Los ecos del 18 Brumario resuenan en cada coyuntura en la que irrumpe un árbitro vulgar y caricaturesco al que “se le cae encima” un poder que lo supera y lo desborda. No faltan los impresionistas de siempre que agrandan al individuo atribuyéndole una fuerza e iniciativa personal sin precedentes.
Pasó con todos los pequeños “bonapartes” que emergieron a lo largo de la historia y sucedió también con Javier Milei.
Sin embargo, a poco más de un año de administración libertaria comienza a revelarse la acumulación de fragilidades, tanto en el terreno económico como político, y también empieza a percibirse la dimensión real del personaje.
Luego de una “primavera” intensa en la que se obnubiló con el poder otorgado por la profunda crisis del sistema político y el estancamiento catastrófico del empate argentino, Milei cae en la cuenta de que la tradición de las generaciones muertas oprime como una pesadilla el cerebro de los vivos. Esto es, los problemas que hasta ayer nomás eran “de la casta” hoy son problemas de Milei: la deuda, la restricción externa, el atraso en la productividad, la dependencia del país de las grandes potencias, la imposibilidad de liquidar de un plumazo la densa estructura social, la desconfianza de los “inversores” en la verdadera domesticación de un país intratable y la necesidad de ganar las elecciones, objetivo para el cual el dogma libertario no sería la mejor receta.
La embriaguez electoral condujo a un desequilibrio basado en un dólar artificialmente planchado (el “plan platita dulce” para la clase media), utilizado como ancla para sostener lo que consideran el principal activo político de este gobierno: la desinflación. La consecuencia fue un festival de importaciones y una pronunciada salida de dólares por el turismo de los argentinos en el exterior. Es decir, un drenaje de divisas que dejó raquíticas las ya pobres reservas del Banco Central e impuso el pedido de auxilio urgente al Fondo Monetario Internacional.
La desesperación por mostrar la llegada de “inversiones” empujó a Milei al corazón del Criptogate. El escándalo de dimensiones globales agravó la desconfianza y destruyó el “prestigio” que había acumulado a nivel internacional, escenario en el que ciertos actores “fingían demencia” sobre las rarezas del presidente argentino, para seguir enamorados del éxito de un ajuste que estaba sobrenarrado, pero era significativo.

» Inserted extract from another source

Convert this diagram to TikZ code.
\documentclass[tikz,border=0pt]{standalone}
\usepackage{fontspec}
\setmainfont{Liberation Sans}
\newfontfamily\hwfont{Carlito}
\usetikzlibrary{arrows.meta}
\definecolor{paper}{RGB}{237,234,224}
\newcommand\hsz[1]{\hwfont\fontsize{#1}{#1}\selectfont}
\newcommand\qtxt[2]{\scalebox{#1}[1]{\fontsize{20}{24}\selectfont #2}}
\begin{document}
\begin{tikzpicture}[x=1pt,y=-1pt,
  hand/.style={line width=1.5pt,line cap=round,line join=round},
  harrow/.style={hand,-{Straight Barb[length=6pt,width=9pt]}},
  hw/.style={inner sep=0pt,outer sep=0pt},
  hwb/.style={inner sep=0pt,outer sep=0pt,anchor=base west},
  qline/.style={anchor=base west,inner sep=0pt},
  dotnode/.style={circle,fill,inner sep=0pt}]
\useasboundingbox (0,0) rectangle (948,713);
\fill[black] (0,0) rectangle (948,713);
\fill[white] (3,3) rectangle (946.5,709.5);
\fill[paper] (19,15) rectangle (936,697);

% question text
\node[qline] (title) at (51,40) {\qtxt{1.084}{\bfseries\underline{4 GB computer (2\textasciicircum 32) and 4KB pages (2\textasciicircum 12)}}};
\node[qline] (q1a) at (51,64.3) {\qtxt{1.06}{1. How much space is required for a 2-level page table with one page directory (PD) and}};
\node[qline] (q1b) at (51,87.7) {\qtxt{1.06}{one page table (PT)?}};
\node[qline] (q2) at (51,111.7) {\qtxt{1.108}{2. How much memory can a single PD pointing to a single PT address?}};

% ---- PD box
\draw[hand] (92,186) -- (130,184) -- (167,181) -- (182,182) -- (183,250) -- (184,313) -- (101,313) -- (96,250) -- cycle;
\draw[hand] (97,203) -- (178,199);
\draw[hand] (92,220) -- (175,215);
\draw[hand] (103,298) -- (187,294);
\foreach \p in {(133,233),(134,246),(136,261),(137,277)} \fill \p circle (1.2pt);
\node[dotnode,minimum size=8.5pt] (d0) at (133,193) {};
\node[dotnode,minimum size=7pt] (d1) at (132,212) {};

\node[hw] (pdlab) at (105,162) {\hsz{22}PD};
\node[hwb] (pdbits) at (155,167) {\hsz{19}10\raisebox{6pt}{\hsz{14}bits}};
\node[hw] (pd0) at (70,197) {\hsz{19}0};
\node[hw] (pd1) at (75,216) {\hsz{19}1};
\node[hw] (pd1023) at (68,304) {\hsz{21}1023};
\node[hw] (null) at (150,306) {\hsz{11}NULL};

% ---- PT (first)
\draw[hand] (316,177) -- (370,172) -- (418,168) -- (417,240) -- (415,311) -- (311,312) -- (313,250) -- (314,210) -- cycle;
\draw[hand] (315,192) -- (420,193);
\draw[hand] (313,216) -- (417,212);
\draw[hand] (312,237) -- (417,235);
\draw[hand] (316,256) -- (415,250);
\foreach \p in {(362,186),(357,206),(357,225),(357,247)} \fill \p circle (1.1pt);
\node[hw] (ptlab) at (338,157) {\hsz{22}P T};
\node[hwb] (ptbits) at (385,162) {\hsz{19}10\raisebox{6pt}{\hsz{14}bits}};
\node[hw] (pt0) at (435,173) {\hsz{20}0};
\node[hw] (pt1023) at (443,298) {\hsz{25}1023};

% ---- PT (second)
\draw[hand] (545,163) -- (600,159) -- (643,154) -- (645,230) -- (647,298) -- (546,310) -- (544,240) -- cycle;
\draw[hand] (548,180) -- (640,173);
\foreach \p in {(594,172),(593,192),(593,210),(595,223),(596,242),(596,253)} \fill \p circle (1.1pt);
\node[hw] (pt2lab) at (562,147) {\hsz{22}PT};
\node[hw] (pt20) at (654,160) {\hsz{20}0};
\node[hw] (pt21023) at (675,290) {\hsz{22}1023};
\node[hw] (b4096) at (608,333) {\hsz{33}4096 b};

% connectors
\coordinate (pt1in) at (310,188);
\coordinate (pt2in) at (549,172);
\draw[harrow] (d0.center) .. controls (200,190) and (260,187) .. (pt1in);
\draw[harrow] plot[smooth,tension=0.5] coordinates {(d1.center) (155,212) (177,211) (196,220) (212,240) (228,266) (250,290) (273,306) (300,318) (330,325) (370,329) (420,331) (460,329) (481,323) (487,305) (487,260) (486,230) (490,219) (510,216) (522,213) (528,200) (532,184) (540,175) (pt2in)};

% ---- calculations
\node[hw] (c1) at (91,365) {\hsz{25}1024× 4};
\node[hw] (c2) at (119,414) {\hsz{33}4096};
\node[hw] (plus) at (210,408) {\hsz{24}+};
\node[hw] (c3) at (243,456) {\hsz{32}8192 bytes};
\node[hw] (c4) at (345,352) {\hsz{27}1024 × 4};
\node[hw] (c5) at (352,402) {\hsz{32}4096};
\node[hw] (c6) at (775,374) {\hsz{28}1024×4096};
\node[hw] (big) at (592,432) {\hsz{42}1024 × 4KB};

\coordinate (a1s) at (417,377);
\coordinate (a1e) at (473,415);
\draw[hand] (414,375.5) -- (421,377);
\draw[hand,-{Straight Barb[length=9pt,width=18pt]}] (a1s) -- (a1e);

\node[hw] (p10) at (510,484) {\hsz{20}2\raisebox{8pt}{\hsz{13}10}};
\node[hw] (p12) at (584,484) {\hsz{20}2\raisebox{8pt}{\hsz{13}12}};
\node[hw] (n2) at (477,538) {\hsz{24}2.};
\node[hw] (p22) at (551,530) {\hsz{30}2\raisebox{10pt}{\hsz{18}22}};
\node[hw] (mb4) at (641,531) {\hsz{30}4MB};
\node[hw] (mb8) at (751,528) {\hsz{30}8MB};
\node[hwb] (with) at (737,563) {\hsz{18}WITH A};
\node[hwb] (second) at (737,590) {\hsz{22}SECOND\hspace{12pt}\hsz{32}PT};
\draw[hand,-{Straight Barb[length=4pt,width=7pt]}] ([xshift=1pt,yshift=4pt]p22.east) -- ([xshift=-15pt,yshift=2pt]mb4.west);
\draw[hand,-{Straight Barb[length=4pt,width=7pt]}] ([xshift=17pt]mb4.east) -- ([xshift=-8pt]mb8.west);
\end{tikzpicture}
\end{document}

Finalmente, desde el punto de vista político, la camarilla gobernante se fue cerrando sobre sí misma y dejó expuestas las precariedades del “círculo de hierro”: Karina Milei denunciada por “tráfico de influencias” en el centro de la criptoestafa y Santiago Caputo, después de editar en vivo una entrevista periodística, fue a “solucionar” con los métodos de patota los problemas menores de un diputado radical en la Asamblea Legislativa.
La desorientación política se hace evidente también en el amontonamiento desordenado de enemigos. Lo que en una primera etapa era una disputa contra “la casta”, que rendía por la inercia de la campaña electoral, se transformó en peleas recurrentes contra factores reales de poder sin ningún objetivo claro: Clarín, Paolo Rocca y el Grupo Techint, presuntos militantes de “la deva”; la poderosa Cámara de Comercio de EE.UU. en Argentina (AmCham), que cuestionó la designación de Ariel Lijo a la Corte Suprema; los mismos integrantes del máximo tribunal que dejaron afuera a Lijo al impedirle tomar licencia. Hasta Domingo Cavallo, “el mejor ministro de Economía de la historia” hasta antes de ayer, entró en la lista negra.

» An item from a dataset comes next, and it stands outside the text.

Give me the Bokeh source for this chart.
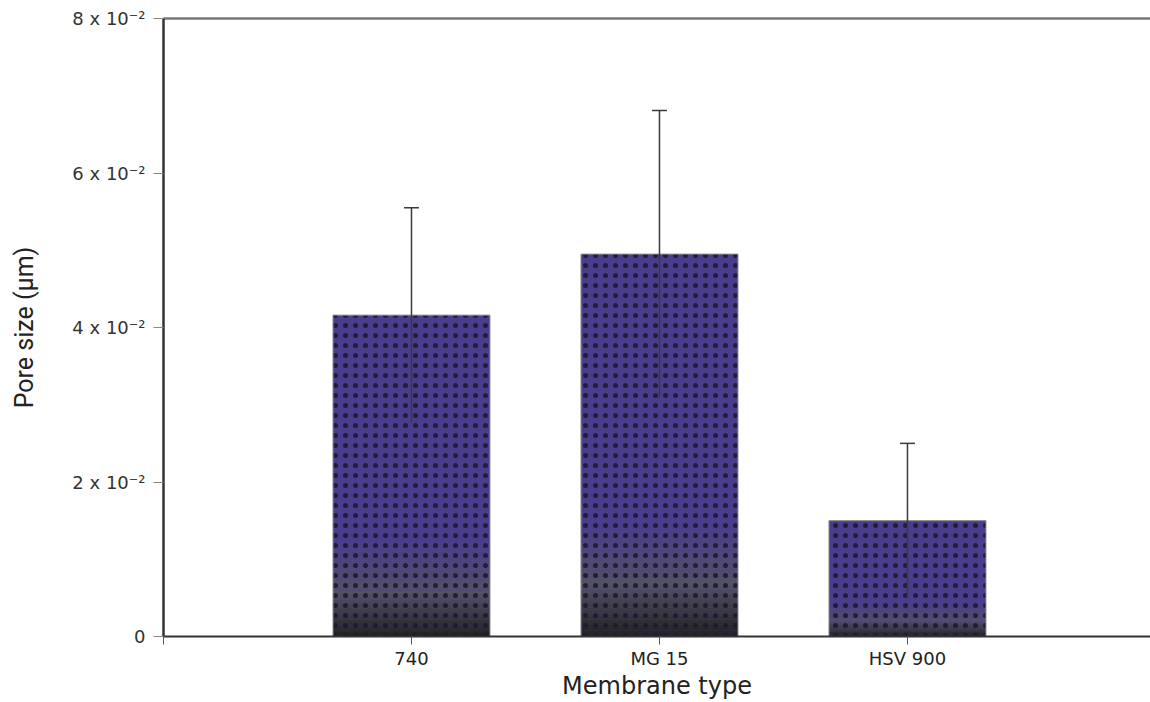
from bokeh.plotting import figure
from bokeh.models import FixedTicker, LinearAxis, Range1d
from bokeh.embed import file_html
from bokeh.resources import INLINE

categories = ["740", "MG 15", "HSV 900"]
means = [0.0416, 0.0495, 0.0150]
sds = [0.0139, 0.0186, 0.0100]
y_ticks = [0, 0.02, 0.04, 0.06, 0.08]
y_tick_labels = ["0", "2 x 10\u207b\u00b2", "4 x 10\u207b\u00b2", "6 x 10\u207b\u00b2", "8 x 10\u207b\u00b2"]

xs = [i + 1 for i in range(len(categories))]
BAR_W = 0.633
PURPLE = "#4a3e8c"

p = figure(width=1150, height=702, output_backend="svg", toolbar_location=None,
           x_range=Range1d(0, 3.98), y_range=Range1d(0, 0.08),
           min_border_left=163, min_border_right=0, min_border_top=18, min_border_bottom=66)
p.xgrid.visible = False
p.ygrid.visible = False
p.outline_line_color = None
p.background_fill_color = "white"

# main bars
p.vbar(x=xs, top=means, width=BAR_W, fill_color=PURPLE, line_color=None)

# gradient at the bottom of each bar (30% of bar height)
def lerp(c1, c2, t):
    a = [int(c1[i:i+2], 16) for i in (1, 3, 5)]
    b = [int(c2[i:i+2], 16) for i in (1, 3, 5)]
    return "#%02x%02x%02x" % tuple(int(round(a[k] + (b[k] - a[k]) * t)) for k in range(3))

n = 40
gl, gr, gb, gt, gc = [], [], [], [], []
for x, m in zip(xs, means):
    h = 0.30 * m
    for k in range(n):
        t = k / (n - 1)
        if t < 0.45:
            c = lerp("#222224", "#535165", t / 0.45)
        else:
            c = lerp("#535165", PURPLE, (t - 0.45) / 0.55)
        gl.append(x - BAR_W / 2)
        gr.append(x + BAR_W / 2)
        gb.append(h * k / n)
        gt.append(h * (k + 1) / n + 1e-5)
        gc.append(c)
p.quad(left=gl, right=gr, bottom=gb, top=gt, fill_color=gc, line_color=None)

# dot texture + outline
p.vbar(x=xs, top=means, width=BAR_W, fill_alpha=0, line_color="#8a8a8a", line_width=1,
       hatch_pattern="dot", hatch_color="#1d1a2e", hatch_scale=10, hatch_weight=5, hatch_alpha=0.9)

# error bars
lows = [m - s for m, s in zip(means, sds)]
highs = [m + s for m, s in zip(means, sds)]
p.segment(x0=xs, x1=xs, y0=lows, y1=highs, line_color="#3a3a3a", line_width=1.5)
p.segment(x0=[x - 0.03 for x in xs], x1=[x + 0.03 for x in xs], y0=highs, y1=highs,
          line_color="#3a3a3a", line_width=1.5)

# axes
p.xaxis.ticker = FixedTicker(ticks=[0] + xs)
p.xaxis.major_label_overrides = {0: "", **{x: c for x, c in zip(xs, categories)}}
p.xaxis.axis_label = "Membrane type"
p.xaxis.axis_label_text_font = "DejaVu Sans"
p.xaxis.axis_label_text_font_style = "normal"
p.xaxis.axis_label_text_font_size = "24px"
p.xaxis.axis_label_text_color = "#222222"
p.xaxis.axis_label_standoff = 0
p.xaxis.major_label_text_font = "DejaVu Sans"
p.xaxis.major_label_text_font_size = "18px"
p.xaxis.major_label_text_color = "#222222"
p.xaxis.major_label_standoff = 3
p.xaxis.axis_line_color = "#333333"
p.xaxis.axis_line_width = 2
p.xaxis.major_tick_line_color = "#555555"
p.xaxis.major_tick_out = 8
p.xaxis.major_tick_in = 0
p.xaxis.minor_tick_line_color = None

p.yaxis.ticker = FixedTicker(ticks=y_ticks)
p.yaxis.major_label_overrides = {t: l for t, l in zip(y_ticks, y_tick_labels)}
p.yaxis.axis_label = "Pore size (\u03bcm)"
p.yaxis.axis_label_text_font = "Roboto"
p.yaxis.axis_label_text_font_style = "normal"
p.yaxis.axis_label_text_font_size = "25px"
p.yaxis.axis_label_text_color = "#222222"
p.yaxis.axis_label_standoff = 30
p.yaxis.major_label_text_font = "DejaVu Sans"
p.yaxis.major_label_text_font_size = "18px"
p.yaxis.major_label_text_color = "#333333"
p.yaxis.major_label_standoff = 8
p.yaxis.axis_line_color = "#333333"
p.yaxis.axis_line_width = 2.5
p.yaxis.major_tick_line_color = "#888888"
p.yaxis.major_tick_out = 10
p.yaxis.major_tick_in = 0
p.yaxis.minor_tick_line_color = None

top_axis = LinearAxis(ticker=FixedTicker(ticks=[]), major_label_text_font_size="0px",
                      axis_line_color="#777777", axis_line_width=2.5,
                      major_tick_line_color=None, minor_tick_line_color=None)
p.add_layout(top_axis, "above")

open("out.html", "w").write(file_html(p, INLINE))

Por abajo siguen su curso conflictos que se intensifican o se vuelven más dramáticos por una perseverancia admirable.
El olor a estafa y el malestar se sienten en la calle, por lo menos entre quienes se oponen a Milei y vieron en el escándalo de $Libra una oportunidad para enfrentar al “presiponzi” y su banda, mientras que entre sus gaseosos adherentes aumentan las dudas.

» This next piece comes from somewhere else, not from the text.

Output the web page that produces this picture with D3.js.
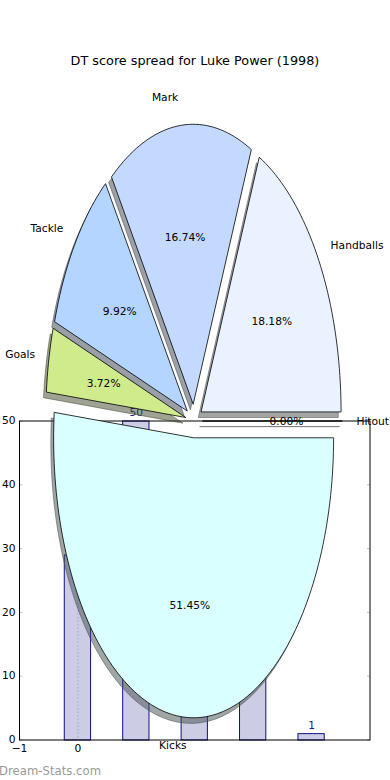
<!DOCTYPE html>
<html>
<head>
<meta charset="utf-8">
<script src="https://cdn.jsdelivr.net/npm/d3@7"></script>
<style>
  body { margin: 0; background: #fff; }
  text { font-family: "DejaVu Sans", sans-serif; }
</style>
</head>
<body>
<div id="chart"></div>
<script>
// pie: DT points per stat, counter-clockwise from 0 degrees
const pieLabels = ["Hitout", "Handballs", "Mark", "Tackle", "Goals", "Kicks"];
const piePoints = [0, 176, 162, 96, 36, 498];
const pieColors = ["#ffffff", "#ebf2ff", "#c4d9ff", "#b3d5ff", "#d0eb8b", "#d9ffff"];

// bars behind the pie (3rd and 4th tops are hidden by the Kicks wedge)
const barX = [0, 1, 2, 3, 4];
const barValues = [29, 50, 30, 13, 1];
const yTicks = [0, 10, 20, 30, 40, 50];
const xTicks = [-1, 0];

const title = "DT score spread for Luke Power (1998)";
const width = 390, height = 780;
const explode = 0.06;

const svg = d3.select("#chart").append("svg")
    .attr("width", width)
    .attr("height", height);

// ---- bar axes ----
const bx = d3.scaleLinear().domain([-1, 5]).range([19.5, 370]);
const by = d3.scaleLinear().domain([0, 50]).range([740, 421]);
const barW = 0.45;

const bars = svg.append("g");

bars.selectAll("rect")
    .data(barValues)
    .join("rect")
    .attr("x", (d, i) => bx(barX[i] - barW / 2) - 0.5)
    .attr("width", bx(barW) - bx(0))
    .attr("y", d => by(d))
    .attr("height", d => by(0) - by(d))
    .attr("fill", "#ccccE5")
    .attr("stroke", "#10108a")
    .attr("stroke-width", 1);

bars.append("line")
    .attr("x1", bx(0)).attr("x2", bx(0))
    .attr("y1", by(50)).attr("y2", by(0))
    .attr("stroke", "#a8a8b8")
    .attr("stroke-dasharray", "1.5,2");

bars.selectAll("text.val")
    .data(barValues)
    .join("text")
    .attr("class", "val")
    .attr("x", (d, i) => bx(barX[i]))
    .attr("y", d => by(d) - 5)
    .attr("text-anchor", "middle")
    .attr("font-size", "10.67px")
    .attr("fill", "#1a1a8c")
    .text(d => d);

// ticks, light grey, inward on both sides
bars.selectAll("line.yt")
    .data(yTicks)
    .join("line")
    .attr("class", "yt")
    .attr("x1", bx(-1)).attr("x2", bx(-1) + 3)
    .attr("y1", d => by(d)).attr("y2", d => by(d))
    .attr("stroke", "#c0c0c0");
bars.selectAll("line.yt2")
    .data(yTicks)
    .join("line")
    .attr("class", "yt2")
    .attr("x1", bx(5) - 3).attr("x2", bx(5))
    .attr("y1", d => by(d)).attr("y2", d => by(d))
    .attr("stroke", "#c0c0c0");

bars.append("rect")
    .attr("x", bx(-1)).attr("y", by(50))
    .attr("width", bx(5) - bx(-1))
    .attr("height", by(0) - by(50))
    .attr("fill", "none")
    .attr("stroke", "#000")
    .attr("stroke-width", 1);

bars.selectAll("text.ytl")
    .data(yTicks)
    .join("text")
    .attr("class", "ytl")
    .attr("x", bx(-1) - 4)
    .attr("y", d => by(d) - 0.5)
    .attr("dy", "0.35em")
    .attr("text-anchor", "end")
    .attr("font-size", "10.67px")
    .text(d => d);

bars.selectAll("text.xtl")
    .data(xTicks)
    .join("text")
    .attr("class", "xtl")
    .attr("x", d => bx(d))
    .attr("y", by(0) + 8.5)
    .attr("dy", "0.35em")
    .attr("text-anchor", "middle")
    .attr("font-size", "10.67px")
    .text(d => d < 0 ? "\u2212" + Math.abs(d) : d);

// ---- pie axes (unequal aspect, so wedges come out as ellipses) ----
const px = d3.scaleLinear().domain([-1.25, 1.25]).range([19, 369]);
const py = d3.scaleLinear().domain([-1.25, 1.25]).range([771, 71]);

const total = d3.sum(piePoints);
let acc = 0;
const wedges = piePoints.map((v, i) => {
  const t1 = acc / total * 360;
  acc += v;
  const t2 = acc / total * 360;
  const mid = (t1 + t2) / 2 * Math.PI / 180;
  return {
    label: pieLabels[i], value: v, color: pieColors[i],
    t1: t1, t2: t2, mid: mid,
    cx: explode * Math.cos(mid), cy: explode * Math.sin(mid)
  };
});

function wedgePath(w, dx, dy) {
  const pts = [[w.cx + dx, w.cy + dy]];
  const n = Math.max(2, Math.ceil((w.t2 - w.t1) / 1.5));
  for (let k = 0; k <= n; k++) {
    const a = (w.t1 + (w.t2 - w.t1) * k / n) * Math.PI / 180;
    pts.push([w.cx + dx + Math.cos(a), w.cy + dy + Math.sin(a)]);
  }
  return d3.line().x(p => px(p[0])).y(p => py(p[1]))(pts) + "Z";
}

function shadowColor(w) {
  const c = d3.rgb(w.color);
  return `rgba(${c.r * 0.3},${c.g * 0.3},${c.b * 0.3},0.5)`;
}

const pie = svg.append("g");

// shadows first, below all wedges
pie.selectAll("path.shadow")
    .data(wedges)
    .join("path")
    .attr("class", "shadow")
    .attr("d", w => wedgePath(w, -0.02, -0.02))
    .attr("fill", shadowColor)
    .attr("stroke", shadowColor)
    .attr("stroke-width", 1);

pie.selectAll("path.wedge")
    .data(wedges)
    .join("path")
    .attr("class", "wedge")
    .attr("d", w => wedgePath(w, 0, 0))
    .attr("fill", w => w.color)
    .attr("stroke", "#000")
    .attr("stroke-width", 0.8)
    .attr("stroke-linejoin", "round");

pie.selectAll("text.lab")
    .data(wedges)
    .join("text")
    .attr("class", "lab")
    .attr("x", w => px(w.cx + 1.1 * Math.cos(w.mid)))
    .attr("y", w => py(w.cy + 1.1 * Math.sin(w.mid)))
    .attr("dy", "0.35em")
    .attr("text-anchor", w => (w.cx + 1.1 * Math.cos(w.mid)) > 0 ? "start" : "end")
    .attr("font-size", "10.67px")
    .text(w => w.label);

pie.selectAll("text.pct")
    .data(wedges)
    .join("text")
    .attr("class", "pct")
    .attr("x", w => px(w.cx + 0.6 * Math.cos(w.mid)))
    .attr("y", w => py(w.cy + 0.6 * Math.sin(w.mid)))
    .attr("dy", "0.35em")
    .attr("text-anchor", "middle")
    .attr("font-size", "10.67px")
    .text(w => (w.value / total * 100).toFixed(2) + "%");

svg.append("text")
    .attr("x", width / 2)
    .attr("y", 61)
    .attr("dy", "0.35em")
    .attr("text-anchor", "middle")
    .attr("font-size", "12.8px")
    .text(title);

svg.append("text")
    .attr("x", -1)
    .attr("y", 775)
    .attr("font-size", "11.7px")
    .attr("fill", "#9a9a9a")
    .text("Dream-Stats.com");
</script>
</body>
</html>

Este extraño “cesarismo de mercado” está bastante cascoteado.
Marx afirmó en su 18 Brumario: “En ningún período nos encontramos con una mezcla más abigarrada de frases altisonantes e inseguridad y desamparo efectivos, de aspiraciones más entusiastas de innovación y de imperio más firme de la vieja rutina, de más aparente armonía de toda la sociedad y más profunda discordancia entre sus elementos”.
Si nos atenemos al álgebra general y hacemos abstracción de los protagonistas concretos, la descripción podría aplicarse a este año y pico en el que vivimos en peligro.
Cuando se escriba El 18 Brumario de Javier Milei, un capítulo tendrá que contar los momentos en los que soñaba con emperadores romanos y se despertaba con el fantasma de Mauricio Macri ahogado en un grito agónico a los pies del Fondo Monetario. Y otro deberá narrar los días furiosos en los cuales los delirios místicos de las fuerzas del cielo se chocaban de frente contra los vientos ingobernables de las fuerzas del suelo.